Chilling Adventures of Sabrina, Volume 1: The Crucible

Chilling Adventures of Sabrina, Volume 1: The Crucible by Roberto Aguirre-Sacasa and Robert Hack is the first half of a two book series that was (in part) the inspiration for the Netflix show of the same name. The conceit here is that Sabrina, her aunts and her cousin (excised from most comics since the 1990s) are satanic worshipers, drawing their powers from their worship of the "Dark Lord."

The story centers on Sabrina's upcoming sixteenth birthday. It falls on Halloween during a blood moon (lunar eclipse). Out in the forest she is to sign her name in the dark lord's book and officially join the coven. There are forces at play for her soul and one of them is Madam Satan.

While Madam Satan plays a huge part in the television series (and is played by the delightful Michelle Gomez) is one of the evils inflicted on Sabrina, the cause of her summoning as well as her motivations are different in the comic. The funniest conceit that I wish the show had kept is that she was summoned by a rival coven of witches in nearby Riverdale. Yup: Betty and Veronica!
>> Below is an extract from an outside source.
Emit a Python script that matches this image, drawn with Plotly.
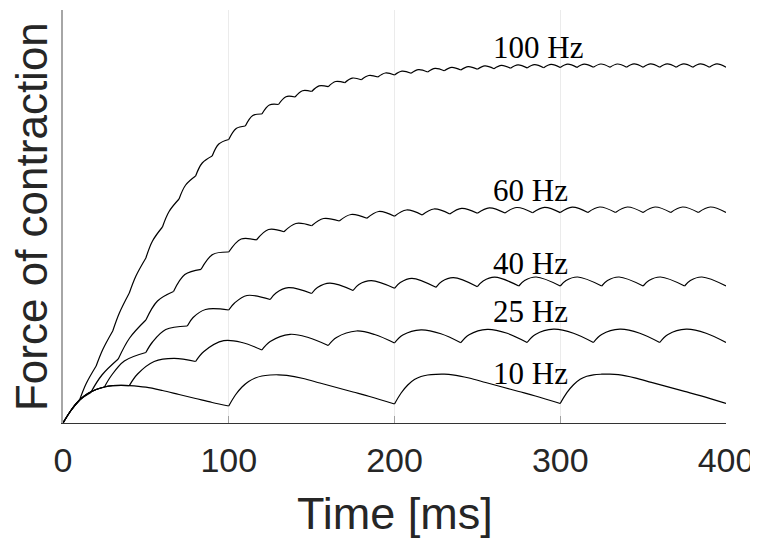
import plotly.graph_objects as go

# ---------------- data (force in arbitrary units, time in ms) ----------------
stim_100 = [0, 10, 20, 30, 40, 50, 60, 70, 80, 90, 100, 110, 120, 130, 140, 150, 160, 170, 180, 190,
            200, 210, 220, 230, 240, 250, 260, 270, 280, 290, 300, 310, 320, 330, 340, 350, 360, 370,
            380, 390, 400]
t_100 = [0, 5, 10, 14, 20, 24, 30, 34, 40, 44, 50, 54, 60, 64, 70, 74, 80, 84, 90, 94, 100,
         104.5, 110, 114.5, 120, 124.5, 130, 134.5, 140, 144.5, 150, 154.5, 160, 164.5, 170,
         174.5, 180, 184.5, 190, 194.5, 200, 204.5, 210, 214.5, 220, 224.5, 230, 234.5, 240,
         244.5, 250, 254.5, 260, 264.5, 270, 274.5, 280, 284.5, 290, 294.5, 300, 304.5, 310,
         314.5, 320, 324.5, 330, 334.5, 340, 344.5, 350, 354.5, 360, 364.5, 370, 374.5, 380,
         384.5, 390, 394.5, 400]
f_100 = [0, 13, 23, 39.5, 57, 73.5, 92, 110, 130, 147, 165, 182, 196, 211.5, 224, 238, 247, 260, 267,
         279, 283.5, 294.5, 297, 307.5, 309, 318, 318.5, 326.3, 326, 332.3, 331.5, 337.2, 336.3,
         341.5, 340.3, 344.9, 343.3, 347.5, 346, 350, 348, 351.8, 349.7, 353.4, 351, 354.6, 352.2,
         355.7, 353, 356.4, 353.7, 357.1, 354.3, 357.6, 354.8, 358.1, 355.1, 358.4, 355.3, 358.6,
         355.5, 358.8, 355.6, 358.9, 355.7, 359, 355.7, 359, 355.8, 359.1, 355.8, 359.1, 355.8,
         359.1, 355.8, 359.1, 355.8, 359.1, 355.8, 359.1, 355.8]

stim_60 = [0, 16.67, 33.33, 50, 66.67, 83.33, 100, 116.67, 133.33, 150, 166.67, 183.33, 200,
           216.67, 233.33, 250, 266.67, 283.33, 300, 316.67, 333.33, 350, 366.67, 383.33, 400]
t_60 = [0, 5, 10, 16.67, 23.5, 33.33, 40.2, 50, 57, 66.67, 73.5, 83.33, 90.3, 100, 107.5, 116.67,
        124, 133.33, 140.5, 150, 157.2, 166.67, 173.8, 183.33, 190.5, 200, 207.2, 216.67, 223.8,
        233.33, 240.5, 250, 257.2, 266.67, 273.8, 283.33, 290.5, 300, 307.2, 316.67, 323.8,
        333.33, 340.5, 350, 357.2, 366.67, 373.8, 383.33, 390.5, 400]
f_60 = [0, 13, 23, 30.3, 48, 64, 85, 103, 122, 131.5, 148.5, 153.7, 168.5, 171, 184, 183,
        193.5, 191.3, 199.5, 197.3, 204.5, 202, 208.5, 204.7, 211.5, 206.8, 213, 208, 214,
        209, 214.7, 209.7, 215.2, 210, 215.5, 210.2, 215.7, 210.4, 215.9, 210.5, 216,
        210.5, 216, 210.5, 216, 210.5, 216, 210.5, 216, 210.5]

stim_40 = [0, 25, 50, 75, 100, 125, 150, 175, 200, 225, 250, 275, 300, 325, 350, 375, 400]
t_40 = [0, 5, 10, 15, 20, 25, 29, 37, 50, 54, 62, 75, 78.5, 86, 100, 103.5, 111, 125,
        128.5, 136, 150, 153.5, 161, 175, 178.5, 186, 200, 203.5, 210.5, 225, 228.5, 235.5, 250,
        253.5, 260.5, 275, 278.5, 285.5, 300, 303.5, 310.5, 325, 328.5, 335.5, 350,
        353.5, 360.5, 375, 378.5, 385.5, 400]
f_40 = [0, 13, 23, 29.5, 33.5, 36, 47, 62, 70.5, 81, 93.5, 97, 105.5, 113.5, 113, 120, 127.5, 123.5,
        130, 135.3, 129.5, 135.5, 139.8, 132.5, 138.5, 142.3, 134.7, 140.5, 144.7, 135.7, 141.5,
        145.3, 136.3, 142, 145.8, 137, 142.5, 146, 137, 142.5, 146, 137, 142.5, 146, 137,
        142.5, 146, 137, 142.5, 146, 137]

stim_25 = [0, 40, 80, 120, 160, 200, 240, 280, 320, 360, 400]
t_25 = [0, 5, 10, 15, 20, 25, 30, 35, 40, 45, 55, 67, 80, 85, 97, 108, 120, 125, 137, 148, 160,
        165, 177, 188, 200, 205, 216, 228, 240, 245, 256, 268, 280, 285, 296, 308, 320,
        325, 336, 348, 360, 365, 376, 388, 400]
f_25 = [0, 13, 23, 29.5, 33.5, 36, 37.3, 37.7, 37.4, 49, 61.5, 64.7, 61.5, 71.5, 82.3, 80.5, 73,
        81.5, 88.7, 85.5, 77.5, 85.5, 92, 88.5, 80, 88, 93.2, 89.3, 80.3, 88.3, 93.7, 89.7, 80.5,
        88.5, 93.8, 89.8, 80.5, 88.5, 93.8, 89.8, 80.5, 88.5, 93.8, 89.8, 80.5]

stim_10 = [0, 100, 200, 300, 400]
t_10 = [0, 5, 10, 15, 20, 25, 30, 35, 40, 50, 60, 70, 80, 90, 100,
        104, 108, 112, 116, 120, 125, 130, 135, 145, 155, 165, 175, 185, 200,
        204, 208, 212, 216, 220, 225, 230, 235, 245, 255, 265, 275, 285, 300,
        304, 308, 312, 316, 320, 325, 330, 335, 345, 355, 365, 375, 385, 400]
f_10 = [0, 13, 23, 29.5, 33.5, 36, 37.3, 37.7, 37.4, 35.8, 32.5, 28.5, 24.5, 20.5, 17,
        28, 36, 41.5, 45, 47, 48, 48.2, 47.6, 44.5, 40, 35.5, 31, 26.5, 19,
        30, 38, 43.5, 46.5, 48, 48.7, 48.8, 48.2, 45, 40.5, 36, 31.5, 27, 19.5,
        30.3, 38.2, 43.7, 46.7, 48.2, 48.8, 48.9, 48.3, 45.1, 40.6, 36.1, 31.6, 27.1, 19.5]

labels = ["100 Hz", "60 Hz", "40 Hz", "25 Hz", "10 Hz"]
label_t = [258.5, 258.5, 258.5, 258.5, 258.5]
label_f = [375.5, 232.5, 159.5, 111.5, 49.5]

x_ticks = [0, 100, 200, 300, 400]


def split_at_stimuli(t, f, stim):
    """Break the curve at each stimulus so every twitch segment is smoothed separately."""
    breaks = set(stim[1:-1])
    xs, ys = [], []
    for ti, fi in zip(t, f):
        xs.append(ti)
        ys.append(fi)
        if ti in breaks:
            xs.append(None)
            ys.append(None)
            xs.append(ti)
            ys.append(fi)
    return xs, ys


fig = go.Figure()
for t, f, stim in [(t_10, f_10, stim_10), (t_25, f_25, stim_25), (t_40, f_40, stim_40),
                   (t_60, f_60, stim_60), (t_100, f_100, stim_100)]:
    xs, ys = split_at_stimuli(t, f, stim)
    fig.add_trace(go.Scatter(x=xs, y=ys, mode="lines", connectgaps=False,
                             line=dict(color="black", width=1.2, shape="spline", smoothing=1),
                             hoverinfo="skip", showlegend=False))

for txt, lt, lf in zip(labels, label_t, label_f):
    fig.add_annotation(x=lt, y=lf, xref="x", yref="y", text=txt, showarrow=False,
                       xanchor="left", yanchor="middle",
                       font=dict(family="Liberation Serif", size=31, color="black"))

fig.add_annotation(x=0.5, y=-0.22, xref="paper", yref="paper", text="Time [ms]",
                   showarrow=False, xanchor="center", yanchor="middle",
                   font=dict(family="Liberation Sans", size=45, color="#262626"))
fig.add_annotation(x=-0.0475, y=0.5, xref="paper", yref="paper", text="Force of contraction",
                   showarrow=False, textangle=-90, xanchor="center", yanchor="middle",
                   borderpad=0,
                   font=dict(family="Liberation Sans", size=44, color="#262626"))

# The page body adds an 8 px offset, so the figure is 8 px smaller than the window.
fig.update_layout(
    width=750, height=536,
    margin=dict(l=55, r=32, t=2, b=121),
    paper_bgcolor="white", plot_bgcolor="white",
    xaxis=dict(range=[0, 400], tickvals=x_ticks, ticktext=[str(v) for v in x_ticks],
               ticks="inside", ticklen=7, tickcolor="#a0a0a0", tickwidth=1,
               showgrid=True, gridcolor="#ebebeb", gridwidth=1,
               showline=True, linecolor="#333333", linewidth=1.3, zeroline=False,
               tickfont=dict(family="Liberation Sans", size=34, color="#262626"),
               ticklabelstandoff=7, automargin=False, fixedrange=True),
    yaxis=dict(range=[0, 413], showticklabels=False, ticks="", showgrid=False,
               showline=True, linecolor="#a6a6a6", linewidth=1.5, zeroline=False,
               automargin=False, fixedrange=True),
)

fig.write_html("out.html")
The comic has an edgy nostalgia to it but the plot is rather thin. It's basically sixteen years after a Rosemary's Baby scheme. Sabrina is that baby, now a teenager. Of course there's also the half-witch plot, something that's always been part of Sabrina's character sheet. The comic, though, focuses solely on the witch side of her heritage, with Sabrina's mother locked away in an asylum, and her father dead.